Como já aqui referi, fui perseguido por uma autêntica maldição
durante mais de 30 anos: alergia a marisco que me sujeitava às mais
devastadoras privações. Para além dos inevitáveis casamentos e festas de
aniversário onde tais iguarias reinavam, o pior eram as jantaradas e convívios
em marisqueiras onde me tinha que contentar com um prego em prato confeccionado
sem qualquer arte ou, no limite, uma deslavada omelete. Felizmente o Brasil
cura quase tudo e, numa longínqua mas muito saudosa noite de 2003, no famoso
Marius Crustáceos em Copacabana, sem saber como e depois de uma autêntica orgia
de frutos do mal, perdão, do mar, fiquei curado.
Vem isto a propósito do facto de a maior parte das
marisqueiras optarem por um exagerado grau de especialização que, apesar de
compreensível, pode ser funesto, sobretudo se depois de uns camarões da costa
ou de umas amêijoas nos apetecer regressar à terra e aos prazeres da carne. Ora
é precisamente aqui que o Gaveto se distingue da maior parte dos seus pares. Embora
apresente uma reconhecida qualidade nos mariscos (com viveiros próprios e
fornecimento diário de peixe fresco), consegue servir-nos um prato de carne
que, só por si, é todo um programa.
O Gaveto é casa antiga e de respeito. Ainda de maior
respeito por ter sabido resistir a modernices, tanto em termos estéticos como técnicos.

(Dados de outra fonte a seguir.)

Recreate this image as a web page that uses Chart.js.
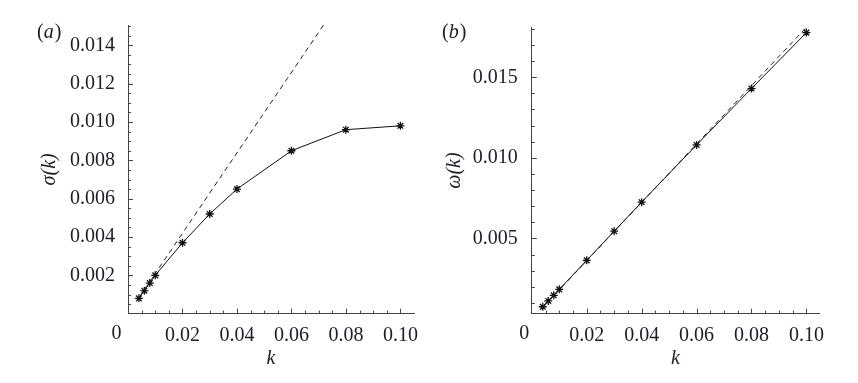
<!DOCTYPE html>
<html>
<head>
<meta charset="utf-8">
<script src="https://cdn.jsdelivr.net/npm/chart.js@4.4.1/dist/chart.umd.min.js"></script>
<style>
  body { margin: 0; background: #fff; width: 858px; height: 383px; overflow: hidden; position: relative; }
  .panel { position: absolute; top: 0; width: 429px; height: 383px; }
</style>
</head>
<body>
<div class="panel" style="left:0"><canvas id="chartA" width="429" height="383"></canvas></div>
<div class="panel" style="left:429px"><canvas id="chartB" width="429" height="383"></canvas></div>
<script>
// wavenumbers used in both panels
const kValues = [0.004, 0.006, 0.008, 0.010, 0.02, 0.03, 0.04, 0.06, 0.08, 0.10];

// (a) growth rate
const sigmaValues = [0.0008, 0.0012, 0.0016, 0.002, 0.0037, 0.0052, 0.0065, 0.0085, 0.0096, 0.0098];
const sigmaDashK = [0.004, 0.0718];
const sigmaDash = [0.00084, 0.01506];

// (b) frequency
const omegaValues = [0.00076, 0.00112, 0.00147, 0.00184, 0.00364, 0.00545, 0.00725, 0.0108, 0.0143, 0.01777];
const omegaDashK = [0.004, 0.1];
const omegaDash = [0.00072, 0.0181];

// tick labels
const kTicks = [0.02, 0.04, 0.06, 0.08, 0.10];
const sigmaTicks = [0.002, 0.004, 0.006, 0.008, 0.010, 0.012, 0.014];
const omegaTicks = [0.005, 0.010, 0.015];

const textColor = "#1c1c2a";
const axisColor = "#444";
const serif = "'Liberation Serif', 'Times New Roman', Tinos, serif";
const fontSize = 20;
const xLabelPad = 10.5;

function points(xs, ys) {
  return xs.map((x, i) => ({ x: x, y: ys[i] }));
}

function range(from, to, step) {
  let out = [];
  for (let i = 0; from + i * step <= to + 1e-9; i++) out.push(from + i * step);
  return out;
}

// inward tick marks, the corner "0" and the panel letter
const decorations = {
  id: "decorations",
  afterDraw(chart, args, opts) {
    const ctx = chart.ctx;
    const xs = chart.scales.x;
    const ys = chart.scales.y;
    const area = chart.chartArea;
    ctx.save();
    ctx.strokeStyle = axisColor;
    ctx.lineWidth = 1;
    ctx.beginPath();
    opts.xMinor.forEach((v) => {
      let p = Math.round(xs.getPixelForValue(v)) + 0.5;
      ctx.moveTo(p, area.bottom);
      ctx.lineTo(p, area.bottom - 3);
    });
    opts.xMajor.forEach((v) => {
      let p = Math.round(xs.getPixelForValue(v)) + 0.5;
      ctx.moveTo(p, area.bottom);
      ctx.lineTo(p, area.bottom - 5);
    });
    opts.yMinor.forEach((v) => {
      let p = Math.round(ys.getPixelForValue(v)) + 0.5;
      ctx.moveTo(area.left, p);
      ctx.lineTo(area.left + 3, p);
    });
    opts.yMajor.forEach((v) => {
      let p = Math.round(ys.getPixelForValue(v)) + 0.5;
      ctx.moveTo(area.left, p);
      ctx.lineTo(area.left + 5, p);
    });
    ctx.stroke();

    ctx.fillStyle = textColor;
    ctx.font = fontSize + "px " + serif;
    ctx.textAlign = "center";
    ctx.textBaseline = "top";
    ctx.fillText("0", xs.getPixelForValue(0) + opts.zeroShift, xs.top + xLabelPad);

    // panel letter: upright brackets, italic letter
    ctx.textAlign = "left";
    ctx.textBaseline = "alphabetic";
    let x = opts.labelX;
    ctx.font = fontSize + "px " + serif;
    ctx.fillText("(", x, opts.labelY);
    x += ctx.measureText("(").width;
    ctx.font = "italic " + fontSize + "px " + serif;
    ctx.fillText(opts.letter, x, opts.labelY);
    x += ctx.measureText(opts.letter).width + 1;
    ctx.font = fontSize + "px " + serif;
    ctx.fillText(")", x, opts.labelY);
    ctx.restore();
  },
};

function makeChart(id, cfg) {
  return new Chart(document.getElementById(id), {
    type: "scatter",
    data: {
      datasets: [
        {
          data: points(cfg.dashK, cfg.dash),
          showLine: true,
          borderColor: "#222",
          borderWidth: 1,
          borderDash: [5, 4],
          pointRadius: 0,
        },
        {
          data: points(kValues, cfg.values),
          showLine: true,
          borderColor: "#111",
          borderWidth: 1,
          pointStyle: "star",
          pointRadius: 4,
          pointBorderWidth: 1.3,
          pointBorderColor: "#111",
        },
      ],
    },
    options: {
      responsive: false,
      animation: false,
      layout: { padding: { left: 0, top: cfg.top, right: cfg.right, bottom: 0 } },
      plugins: {
        legend: { display: false },
        tooltip: { enabled: false },
        decorations: {
          letter: cfg.letter,
          labelX: cfg.labelX,
          labelY: 38,
          zeroShift: cfg.zeroShift,
          xMajor: kTicks,
          xMinor: range(0.005, 0.1, 0.005),
          yMajor: cfg.yTicks,
          yMinor: cfg.yMinor,
        },
      },
      scales: {
        x: {
          type: "linear",
          min: 0,
          max: cfg.xMax,
          grid: { display: false, drawTicks: false },
          border: { display: true, color: axisColor, width: 1 },
          afterBuildTicks: (scale) => {
            scale.ticks = kTicks.map((v) => ({ value: v }));
          },
          afterFit: (scale) => {
            scale.height = 69.3;
          },
          ticks: {
            padding: xLabelPad,
            color: textColor,
            font: { family: serif, size: fontSize },
            maxRotation: 0,
            autoSkip: false,
            callback: (v) => v.toFixed(2),
          },
          title: {
            display: true,
            text: "k",
            color: textColor,
            font: { family: serif, size: fontSize, style: "italic" },
            padding: { top: 0, bottom: 12 },
          },
        },
        y: {
          type: "linear",
          min: cfg.yMin,
          max: cfg.yMax,
          grid: { display: false, drawTicks: false },
          border: { display: true, color: axisColor, width: 1 },
          afterBuildTicks: (scale) => {
            scale.ticks = cfg.yTicks.map((v) => ({ value: v }));
          },
          afterFit: (scale) => {
            scale.width = cfg.yWidth;
          },
          ticks: {
            padding: cfg.yPad,
            color: textColor,
            font: { family: serif, size: fontSize },
            autoSkip: false,
            callback: (v) => v.toFixed(3),
          },
          title: {
            display: true,
            text: cfg.yTitle,
            color: textColor,
            font: { family: serif, size: fontSize, style: "italic" },
            padding: { top: cfg.titlePad, bottom: 0 },
          },
        },
      },
    },
    plugins: [decorations],
  });
}

makeChart("chartA", {
  letter: "a",
  labelX: 37,
  zeroShift: -11.5,
  values: sigmaValues,
  dashK: sigmaDashK,
  dash: sigmaDash,
  yTicks: sigmaTicks,
  yMinor: range(0.0005, 0.015, 0.0005),
  yMin: 0,
  yMax: 0.01506,
  xMax: 0.105,
  top: 25,
  right: 13,
  yWidth: 128,
  yPad: 13,
  yTitle: "σ(k)",
  titlePad: 38,
});

makeChart("chartB", {
  letter: "b",
  labelX: 13,
  zeroShift: -7.5,
  values: omegaValues,
  dashK: omegaDashK,
  dash: omegaDash,
  yTicks: omegaTicks,
  yMinor: range(0.001, 0.018, 0.001),
  yMin: 0.00033,
  yMax: 0.0181,
  xMax: 0.1047,
  top: 27.3,
  right: 38.7,
  yWidth: 102.8,
  yPad: 14,
  yTitle: "ω(k)",
  titlePad: 14,
});
</script>
</body>
</html>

Sou recebido e servido com uma amabilidade já rara, principalmente em espaços
de grande dimensão como é o caso.
A lista de vinhos é vasta e as sugestões bastante
recomendáveis. Para abrir o apetite experimento as ameijoas à Bulhão Pato (€
18,50) que, devo dizer, me surpreenderam pela extraordinária qualidade do molho.
De seguida atirei-me àquilo que me tinha trazido ali: o entrecosto de boi à maître
de hotel (€ 45 – dose para 2-3 pessoas). A carne, de uma qualidade exemplar,
vem fatiada, mal passada (como deve de ser) e regada por um molho do outro
mundo, parte substancial do segredo do sucesso deste prato. É acompanhada por
uma batatas fritas em palitos grossos e uns deliciosos grelinhos. Para
sobremesa, e em tempos de crise, opto pela solução “dois em um” que, de resto,
cada vez mais me agrada: um doce e digestivo Irish Coffee (€ 5,95).